Frequently Asked Questions
How much cash value does whole life insurance have in year 1?
It depends entirely on policy design. In a properly structured accumulation policy like our Penn Mutual example, year 1 cash value was $19,144 on a $25,000 premium — roughly 76.6% efficiency. Policies designed for maximum death benefit may show 30-50% first-year efficiency. If your illustration shows less than 50% in year 1 and you’re buying for cash accumulation, the design may not be optimized for your goal.
Are whole life insurance illustrations guaranteed?
Only the “guaranteed” column is contractually binding. Everything in the “non-guaranteed” or “current scale” columns is a projection based on assumptions that can change. The guaranteed values represent the worst-case scenario — what the company must deliver even if dividends drop to zero. Always evaluate your policy on guaranteed values first.
What’s the difference between guaranteed and non-guaranteed values?
Guaranteed values are contractual minimums the insurer must deliver regardless of economic conditions — effectively what happens with zero dividends. Non-guaranteed values include dividend projections based on current assumptions and can be higher or lower than illustrated depending on the company’s future performance.
How do I compare whole life illustrations from different companies?

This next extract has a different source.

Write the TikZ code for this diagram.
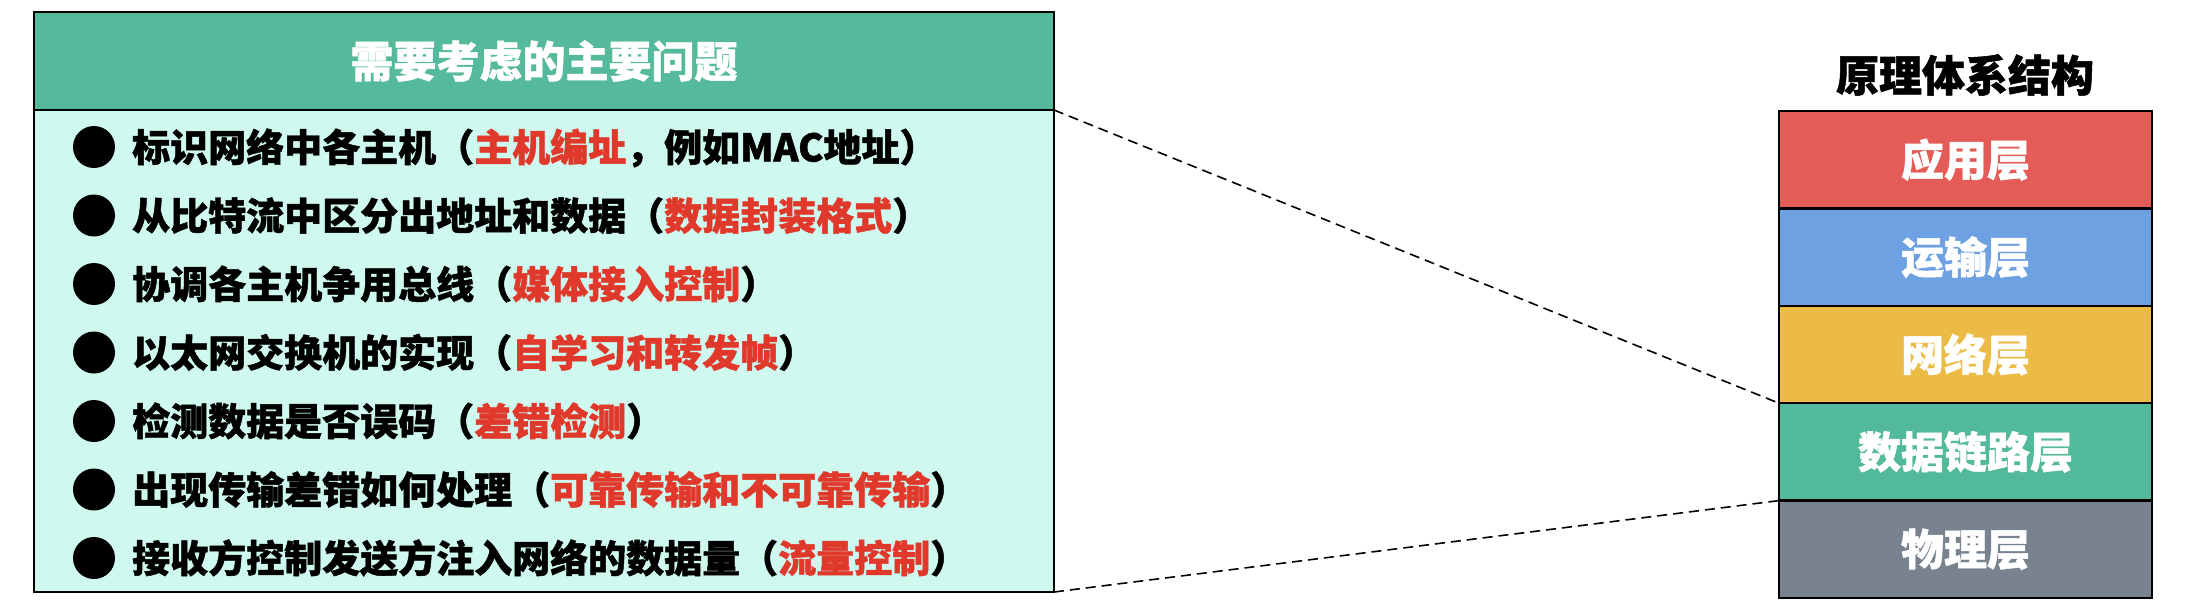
\documentclass[tikz,border=0pt]{standalone}
\usepackage{fontspec}
\setmainfont{Noto Sans CJK SC}[BoldFeatures={FakeBold=1.2}]
\definecolor{hdr}{HTML}{55B99B}
\definecolor{bodyc}{HTML}{CFF9EF}
\definecolor{redtxt}{HTML}{E0392B}
\definecolor{appc}{HTML}{E45C58}
\definecolor{transc}{HTML}{6EA1E2}
\definecolor{netc}{HTML}{EBBB46}
\definecolor{linkc}{HTML}{52B99A}
\definecolor{physc}{HTML}{78838F}
\newcommand{\Rd}[1]{\textcolor{redtxt}{#1}}
\begin{document}
\begin{tikzpicture}[x=1pt,y=-1pt,
  box/.style={draw=black, line width=2.5pt, anchor=north west, inner sep=0pt, outer sep=0pt},
  item/.style={anchor=base west, inner sep=0pt, font=\fontsize{38}{40}\selectfont\bfseries},
  bul/.style={circle, fill=black, minimum size=42pt, inner sep=0pt},
  layer/.style={box, minimum width=373pt, minimum height=97.4pt, text=white, font=\fontsize{43}{45}\selectfont\bfseries},
  conn/.style={dash pattern=on 10pt off 6pt, line width=1.6pt}
]
\useasboundingbox (0,0) rectangle (2186,608);
% left box
\node[box, fill=hdr, minimum width=1020pt, minimum height=98pt, text=white, font=\fontsize{43}{45}\selectfont\bfseries] (header) at (34,12) {需要考虑的主要问题};
\node[box, fill=bodyc, minimum width=1020pt, minimum height=482pt] (body) at (34,110) {};
% items
\foreach \t [count=\i from 0] in {%
  {标识网络中各主机（\Rd{主机编址}，例如MAC地址）},
  {从比特流中区分出地址和数据（\Rd{数据封装格式}）},
  {协调各主机争用总线（\Rd{媒体接入控制}）},
  {以太网交换机的实现（\Rd{自学习和转发帧}）},
  {检测数据是否误码（\Rd{差错检测}）},
  {出现传输差错如何处理（\Rd{可靠传输和不可靠传输}）},
  {接收方控制发送方注入网络的数据量（\Rd{流量控制}）}}{
  \pgfmathsetmacro{\yc}{147+68.5*\i}
  \node[bul] (b\i) at (94,\yc) {};
  \node[item] (t\i) at (132,\yc+14.5) {\t};
}
% right stack
\node[font=\fontsize{43}{45}\selectfont\bfseries, inner sep=0pt] (ttl) at (1965,75) {原理体系结构};
\node[layer, fill=appc] (app) at (1779,111) {应用层};
\node[layer, fill=transc] (trans) at (1779,208.4) {运输层};
\node[layer, fill=netc] (net) at (1779,305.8) {网络层};
\node[layer, fill=linkc] (link) at (1779,403.2) {数据链路层};
\node[layer, fill=physc] (phys) at (1779,500.6) {物理层};
% connectors
\draw[conn] (body.north east) -- (link.north west);
\draw[conn] (body.south east) -- (phys.north west);
\end{tikzpicture}
\end{document}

Match the design first: same premium, similar death benefit, same payment period, same rider structure. Then compare guaranteed values (the contractual floor), non-guaranteed values at both current and reduced scales, cost indexes, the company’s dividend history, and financial strength ratings. An independent advisor with access to multiple carriers can run these comparisons for you.
What is a good cash value growth rate for whole life insurance?
A properly designed accumulation policy from a top-rated mutual company typically shows internal rates of return of 3-5% on cash value by year 20 on the non-guaranteed side. Because this growth is tax-deferred and accessible tax-free through policy loans, an effective 4% whole life return can be equivalent to 5.5-6.5% in a taxable account depending on your tax bracket.
Why is the premium breakdown important in a whole life illustration?
Premium breakdown reveals whether the policy is designed for your goals. In a cash accumulation policy, 70-85% of premium should flow to paid-up additions — that’s what drives early cash value. If the majority goes to base premium and death benefit, the policy is designed for protection, not accumulation. Misaligned design is the most common reason people are disappointed with whole life performance.
How often should I review my whole life insurance illustration?
Request an in-force illustration annually and after any significant change in the company’s dividend scale. This lets you compare actual performance against original projections, catch any issues early, and adjust your strategy if needed. Policyholders have the right to request an in-force illustration once per year, and the company must provide it within 30 days.
What does it mean if my agent can’t explain every section of the illustration?
Find a different agent. A whole life illustration is a complex document, and the person recommending you commit tens of thousands of dollars annually should be able to explain every section clearly — premium allocation, guaranteed vs non-guaranteed values, rider impact, dividend assumptions, and ledger data. If they redirect you to “just look at the summary,” they either don’t understand the product or don’t want you to.




2 comments
Vina Sledge
Thank you for providing the vital information to educate people on how whole life insurance is designed to help meet the financial needs and goals.
Insurance&Estates
Thank you – I really appreciate that. Glad the information is helpful!